Date of Award

6-30-2016

Document Type

Open Access Thesis

Department

English Language and Literatures

First Advisor

Rebecca Stern

Abstract

Sacred forms, in the shape of doctrines and creeds, constituted a large part of Tennyson’s childhood religion. This is reflected in “The Lotos-Eaters,” written in 1832, as Tennyson cautions against increasingly popular ideas of secular materialism; Tennyson’s mariners parrot the ideas of Epicureanism, but their arguments mirror that of Edmund Spenser’s Faerie Queene character Despair. In putting Despair’s words in the mariners’ mouths, Tennyson warns against forgetting religious ritual, as this leads to suicide and eternal damnation. However, with the death of Arthur Henry Hallam in 1833, Tennyson’s religion shifted dramatically. In Memoriam gives us the final version of Tennyson’s beliefs as a fluid faith in a God of Love. Written before In Memoriam, “Ulysses” does not provide the same clarity of faith but instead captures Tennyson’s realization that religious change is needed in order to cope with sorrow.
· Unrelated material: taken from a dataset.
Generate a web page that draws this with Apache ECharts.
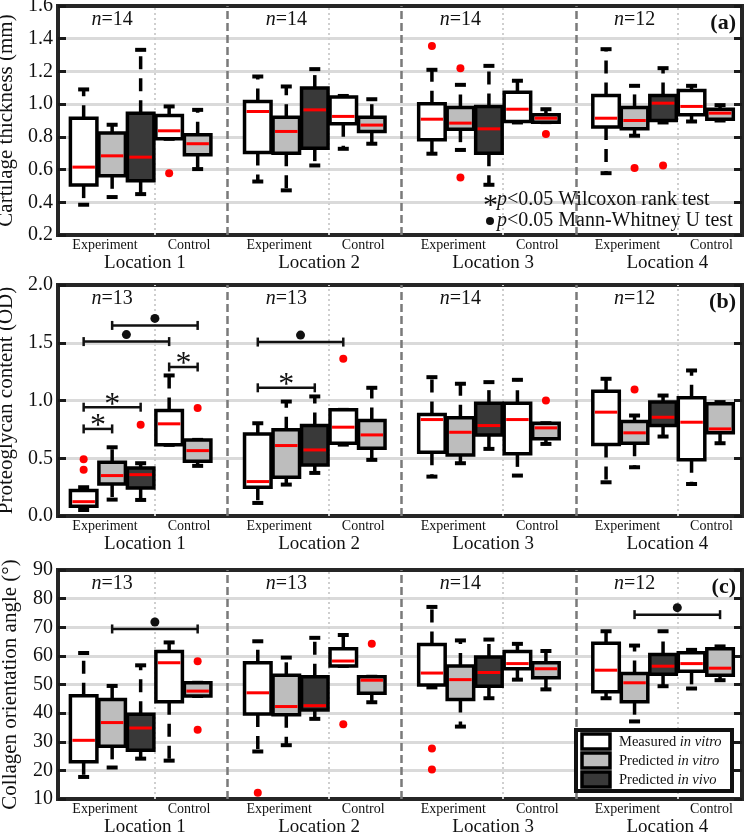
<!DOCTYPE html>
<html>
<head>
<meta charset="utf-8">
<script src="https://cdn.jsdelivr.net/npm/echarts@6/dist/echarts.min.js"></script>
<style>
  html, body { margin: 0; padding: 0; background: #fff; }
  #chart { width: 749px; height: 835px; }
</style>
</head>
<body>
<div id="chart"></div>
<script>
// box order in every location: Exp measured, Exp pred in vitro, Exp pred in vivo, Ctrl measured, Ctrl pred in vitro
const locations = ['Location 1', 'Location 2', 'Location 3', 'Location 4']
const legendNames = [['Measured ', 'in vitro'], ['Predicted ', 'in vitro'], ['Predicted ', 'in vivo']]
const boxKind = [0, 1, 2, 0, 1]

// [lower whisker, Q1, median, Q3, upper whisker]
const thicknessBoxes = [
  [0.385, 0.505, 0.615, 0.914, 1.09],
  [0.432, 0.562, 0.684, 0.823, 0.874],
  [0.45, 0.532, 0.676, 0.945, 1.332],
  [0.788, 0.788, 0.837, 0.931, 0.986],
  [0.603, 0.69, 0.758, 0.813, 0.965],
  [0.527, 0.705, 0.955, 1.016, 1.169],
  [0.473, 0.70, 0.833, 0.92, 1.108],
  [0.625, 0.731, 0.965, 1.098, 1.214],
  [0.727, 0.88, 0.925, 1.043, 1.05],
  [0.758, 0.833, 0.872, 0.92, 1.03],
  [0.697, 0.782, 0.908, 1.002, 1.21],
  [0.72, 0.847, 0.884, 0.98, 1.118],
  [0.507, 0.70, 0.849, 0.986, 1.234],
  [0.888, 0.894, 0.969, 1.073, 1.143],
  [0.89, 0.89, 0.914, 0.935, 0.969],
  [0.578, 0.86, 0.914, 1.053, 1.336],
  [0.807, 0.849, 0.90, 0.98, 1.112],
  [0.888, 0.90, 1.006, 1.053, 1.22],
  [0.894, 0.935, 0.986, 1.083, 1.112],
  [0.90, 0.908, 0.945, 0.969, 0.994]
]
// [box index, value]
const thicknessOutliers = [[3, 0.578], [10, 1.356], [11, 1.22], [11, 0.552], [14, 0.817], [16, 0.609], [17, 0.625]]
const thicknessN = [14, 14, 14, 12]

const proteoBoxes = [
  [0.052, 0.084, 0.124, 0.22, 0.249],
  [0.142, 0.277, 0.35, 0.465, 0.595],
  [0.139, 0.243, 0.358, 0.416, 0.457],
  [0.616, 0.616, 0.798, 0.913, 1.217],
  [0.434, 0.474, 0.566, 0.659, 0.659],
  [0.113, 0.249, 0.298, 0.711, 0.803],
  [0.272, 0.335, 0.61, 0.746, 0.991],
  [0.373, 0.442, 0.572, 0.783, 1.035],
  [0.618, 0.63, 0.769, 0.919, 0.919],
  [0.486, 0.587, 0.702, 0.827, 1.11],
  [0.341, 0.552, 0.835, 0.879, 1.202],
  [0.457, 0.529, 0.725, 0.85, 1.145],
  [0.581, 0.702, 0.783, 0.977, 1.159],
  [0.35, 0.538, 0.835, 0.977, 1.179],
  [0.624, 0.668, 0.763, 0.803, 0.803],
  [0.292, 0.618, 0.899, 1.081, 1.188],
  [0.422, 0.63, 0.72, 0.818, 0.87],
  [0.688, 0.783, 0.855, 0.986, 1.043],
  [0.277, 0.488, 0.812, 1.023, 1.26],
  [0.63, 0.72, 0.754, 0.971, 0.986]
]
const proteoOutliers = [[0, 0.491], [0, 0.40], [2, 0.79], [4, 0.936], [8, 1.361], [14, 1.0], [16, 1.095]]
const proteoN = [13, 13, 14, 12]
// [from box, to box, height, mark] mark 0 = Mann-Whitney dot, 1 = Wilcoxon star
const proteoSig = [
  [0, 3, 1.51, 0],
  [1, 4, 1.65, 0],
  [3, 4, 1.29, 1],
  [0, 2, 0.942, 1],
  [0, 1, 0.754, 1],
  [5, 8, 1.506, 0],
  [5, 7, 1.11, 1]
]

const collagenBoxes = [
  [17.7, 23.0, 30.5, 46.1, 61.0],
  [21.0, 28.4, 36.7, 44.8, 49.5],
  [24.1, 27.0, 34.8, 39.6, 56.7],
  [23.4, 44.0, 57.6, 61.5, 64.7],
  [46.0, 46.0, 47.7, 50.6, 50.6],
  [26.6, 39.7, 47.1, 57.6, 65.1],
  [28.8, 39.4, 42.3, 53.2, 59.4],
  [38.0, 41.1, 42.6, 52.7, 66.3],
  [56.5, 56.5, 58.2, 62.5, 67.3],
  [43.8, 46.9, 51.5, 52.7, 52.7],
  [49.0, 49.8, 54.0, 64.0, 77.1],
  [35.3, 44.8, 51.7, 56.5, 65.4],
  [45.2, 49.4, 54.2, 59.6, 65.7],
  [51.7, 55.5, 57.3, 61.5, 64.2],
  [48.3, 52.4, 55.5, 57.6, 61.7],
  [45.2, 47.5, 55.0, 64.4, 68.6],
  [37.1, 44.0, 50.6, 53.8, 63.6],
  [49.4, 53.6, 56.4, 60.5, 68.6],
  [48.6, 54.6, 57.3, 61.1, 62.1],
  [51.5, 53.2, 55.7, 62.5, 63.3]
]
const collagenOutliers = [[4, 58.1], [4, 34.2], [5, 12.2], [8, 36.1], [9, 64.2], [10, 27.6], [10, 20.3]]
const collagenN = [13, 13, 14, 12]
const collagenSig = [[1, 4, 69.4, 0], [16, 19, 74.4, 0]]

const thicknessTicks = { min: 0.2, max: 1.6, interval: 0.2 }
const proteoTicks = { min: 0, max: 2, interval: 0.5 }
const collagenTicks = { min: 10, max: 90, interval: 10 }

const FONT = '"Liberation Serif", "Times New Roman", serif'
const FILLS = ['#ffffff', '#bdbdbd', '#393939']
const BOX_W = 0.93
const GRID_LEFT = 58
const GRID_W = 684
const gridTops = [6, 285, 570]
const gridHeights = [229, 231, 229]

// box center in axis units
function xPos(i) {
  return 0.9 + 6.11 * Math.floor(i / 5) + (i % 5)
}

function boxSeries(gi, boxes) {
  return {
    type: 'custom',
    xAxisIndex: gi,
    yAxisIndex: gi * 2,
    z: 5,
    encode: { x: 0, y: [1, 2, 3, 4, 5] },
    data: boxes.map((b, i) => [xPos(i), b[0], b[1], b[2], b[3], b[4], boxKind[i % 5]]),
    renderItem: function (params, api) {
      const x = api.value(0)
      const lo = api.coord([x, api.value(1)])
      const q1 = api.coord([x, api.value(2)])
      const md = api.coord([x, api.value(3)])
      const q3 = api.coord([x, api.value(4)])
      const hi = api.coord([x, api.value(5)])
      const w = api.size([BOX_W, 0])[0]
      const cx = lo[0]
      const dash = { stroke: '#000', lineWidth: 3.5, lineDash: [13, 9] }
      const cap = { stroke: '#000', lineWidth: 4 }
      const children = []
      if (q3[1] - hi[1] > 1) {
        children.push({ type: 'line', shape: { x1: cx, y1: q3[1], x2: cx, y2: hi[1] }, style: dash })
      }
      children.push({ type: 'line', shape: { x1: cx - 5.5, y1: hi[1], x2: cx + 5.5, y2: hi[1] }, style: cap })
      if (lo[1] - q1[1] > 1) {
        children.push({ type: 'line', shape: { x1: cx, y1: q1[1], x2: cx, y2: lo[1] }, style: dash })
      }
      children.push({ type: 'line', shape: { x1: cx - 5.5, y1: lo[1], x2: cx + 5.5, y2: lo[1] }, style: cap })
      children.push({
        type: 'rect',
        shape: { x: cx - w / 2, y: q3[1], width: w, height: q1[1] - q3[1] },
        style: { fill: FILLS[api.value(6)], stroke: '#000', lineWidth: 3.5 }
      })
      children.push({
        type: 'line',
        shape: { x1: cx - w / 2 + 2, y1: md[1], x2: cx + w / 2 - 2, y2: md[1] },
        style: { stroke: '#ff0000', lineWidth: 3 }
      })
      return { type: 'group', children }
    }
  }
}

function outlierSeries(gi, outliers) {
  return {
    type: 'scatter',
    xAxisIndex: gi,
    yAxisIndex: gi * 2,
    z: 6,
    symbol: 'circle',
    symbolSize: 8,
    itemStyle: { color: '#ff0000', opacity: 1 },
    data: outliers.map(o => [xPos(o[0]), o[1]])
  }
}

function sigSeries(gi, sig) {
  return {
    type: 'custom',
    xAxisIndex: gi,
    yAxisIndex: gi * 2,
    z: 7,
    encode: { x: [0, 1], y: 2 },
    data: sig.map(s => [xPos(s[0]), xPos(s[1]), s[2], s[3]]),
    renderItem: function (params, api) {
      const a = api.coord([api.value(0), api.value(2)])
      const b = api.coord([api.value(1), api.value(2)])
      const y = a[1]
      const mid = (a[0] + b[0]) / 2
      const st = { stroke: '#111', lineWidth: 2.5 }
      const children = [
        { type: 'line', shape: { x1: a[0], y1: y, x2: b[0], y2: y }, style: st },
        { type: 'line', shape: { x1: a[0], y1: y - 4.5, x2: a[0], y2: y + 4.5 }, style: st },
        { type: 'line', shape: { x1: b[0], y1: y - 4.5, x2: b[0], y2: y + 4.5 }, style: st }
      ]
      if (api.value(3) === 0) {
        children.push({ type: 'circle', shape: { cx: mid, cy: y - 7, r: 4.5 }, style: { fill: '#111' } })
      } else {
        children.push({
          type: 'text', x: mid, y: y - 2,
          style: { text: '*', fontSize: 32, fontFamily: FONT, fill: '#111', align: 'center', verticalAlign: 'middle' }
        })
      }
      return { type: 'group', children }
    }
  }
}

function separatorSeries(gi) {
  const lines = []
  for (let k = 0; k < 4; k++) {
    lines.push({ xAxis: 0.9 + 6.11 * k + 2.5, lineStyle: { color: '#cfcfcf', width: 2, type: [2, 3] } })
    if (k < 3) lines.push({ xAxis: 0.9 + 6.11 * k + 5.05, lineStyle: { color: '#7a7a7a', width: 2.5, type: [8, 4] } })
  }
  return {
    type: 'line',
    xAxisIndex: gi,
    yAxisIndex: gi * 2,
    z: 3,
    data: [],
    markLine: { silent: true, symbol: 'none', label: { show: false }, animation: false, data: lines }
  }
}

function yAxes(gi, ticks, name, digits) {
  const base = {
    type: 'value',
    gridIndex: gi,
    min: ticks.min,
    max: ticks.max,
    interval: ticks.interval,
    axisLine: { show: false },
    axisTick: { show: true, inside: true, length: 8, lineStyle: { color: '#1a1a1a', width: 3 } }
  }
  return [
    Object.assign({}, base, {
      position: 'left',
      name: name,
      nameLocation: 'middle',
      nameGap: 37,
      nameTextStyle: { fontFamily: FONT, fontSize: 21, color: '#111' },
      axisLabel: { fontFamily: FONT, fontSize: 20, color: '#111', margin: 5, formatter: v => v.toFixed(digits) },
      splitLine: { show: true, showMinLine: false, showMaxLine: false, lineStyle: { color: '#dadada', width: 3 } }
    }),
    Object.assign({}, base, {
      position: 'right',
      axisLabel: { show: false },
      splitLine: { show: false }
    })
  ]
}

const grids = gridTops.map((t, i) => ({
  left: GRID_LEFT, top: t, width: GRID_W, height: gridHeights[i],
  containLabel: false, outerBoundsMode: 'none',
  show: true, borderColor: '#262626', borderWidth: 4, backgroundColor: 'transparent'
}))

const xAxes = [0, 1, 2].map(gi => ({ type: 'value', gridIndex: gi, min: 0, max: 24, show: false }))

const option = {
  backgroundColor: '#fff',
  animation: false,
  grid: grids,
  xAxis: xAxes,
  yAxis: [].concat(
    yAxes(0, thicknessTicks, 'Cartilage thickness (mm)', 1),
    yAxes(1, proteoTicks, 'Proteoglycan content (OD)', 1),
    yAxes(2, collagenTicks, 'Collagen orientation angle (°)', 0)
  ),
  series: [
    separatorSeries(0), separatorSeries(1), separatorSeries(2),
    boxSeries(0, thicknessBoxes), boxSeries(1, proteoBoxes), boxSeries(2, collagenBoxes),
    outlierSeries(0, thicknessOutliers), outlierSeries(1, proteoOutliers), outlierSeries(2, collagenOutliers),
    sigSeries(1, proteoSig), sigSeries(2, collagenSig)
  ]
}

const chart = echarts.init(document.getElementById('chart'))
chart.setOption(option)

// text around the panels, placed with the axes' own scales
const graphics = []
const nLists = [thicknessN, proteoN, collagenN]
const panelTags = ['(a)', '(b)', '(c)']
function txt(x, y, text, size, extra) {
  return {
    type: 'text', x: x, y: y, z: 100,
    style: Object.assign({ text: text, fontFamily: FONT, fontSize: size, fill: '#111', align: 'center', verticalAlign: 'middle' }, extra || {})
  }
}
for (let gi = 0; gi < 3; gi++) {
  const top = gridTops[gi]
  const bottom = top + gridHeights[gi]
  for (let k = 0; k < 4; k++) {
    const px = u => chart.convertToPixel({ gridIndex: gi }, [u, 0])[0]
    graphics.push(txt(px(xPos(k * 5 + 1)), top + 14, '{i|n}=' + nLists[gi][k], 20,
      { rich: { i: { fontStyle: 'italic', fontFamily: FONT, fontSize: 20, fill: '#111' } } }))
    graphics.push(txt(px(xPos(k * 5 + 1) - 0.25), bottom + 10, 'Experiment', 14))
    graphics.push(txt(px(xPos(k * 5 + 3) + 0.7), bottom + 10, 'Control', 14))
    graphics.push(txt(px(xPos(k * 5 + 2) + 0.15), bottom + 28, locations[k], 19))
  }
  graphics.push(txt(736, top + 17, panelTags[gi], 22, { align: 'right', fontWeight: 'bold' }))
}

// test legend in panel (a)
const itRich = { i: { fontStyle: 'italic', fontFamily: FONT, fontSize: 20, fill: '#111' } }
graphics.push(txt(490.5, 206, '*', 30))
graphics.push({ type: 'circle', z: 100, shape: { cx: 490, cy: 221, r: 4 }, style: { fill: '#111' } })
graphics.push(txt(497, 200, '{i|p}<0.05 Wilcoxon rank test', 20, { align: 'left', rich: itRich }))
graphics.push(txt(497, 221, '{i|p}<0.05 Mann-Whitney U test', 20, { align: 'left', rich: itRich }))

// group legend in panel (c)
graphics.push({ type: 'rect', z: 100, shape: { x: 576, y: 730, width: 156, height: 61 }, style: { fill: '#fff', stroke: '#111', lineWidth: 4 } })
const swY = [734, 753, 772]
legendNames.forEach((nm, i) => {
  graphics.push({ type: 'rect', z: 101, shape: { x: 582, y: swY[i], width: 28, height: 15 }, style: { fill: FILLS[i], stroke: '#000', lineWidth: 3.5 } })
  graphics.push(txt(619, swY[i] + 8, nm[0] + '{i|' + nm[1] + '}', 14.5,
    { align: 'left', z: 102, rich: { i: { fontStyle: 'italic', fontFamily: FONT, fontSize: 14.5, fill: '#111' } } }))
})

chart.setOption({ graphic: graphics })
</script>
</body>
</html>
By creating poetic tension between the two facets of Homer’s and Dante’s Ulysses, Tennyson reveals the consequences of his belief in forms: the Homeric version of the character underscores the poet’s determination to live, not yielding to despair, and the Dantesque figure highlights the dangers of Tennyson’s faith in forms, as holding on to it will only lead to death.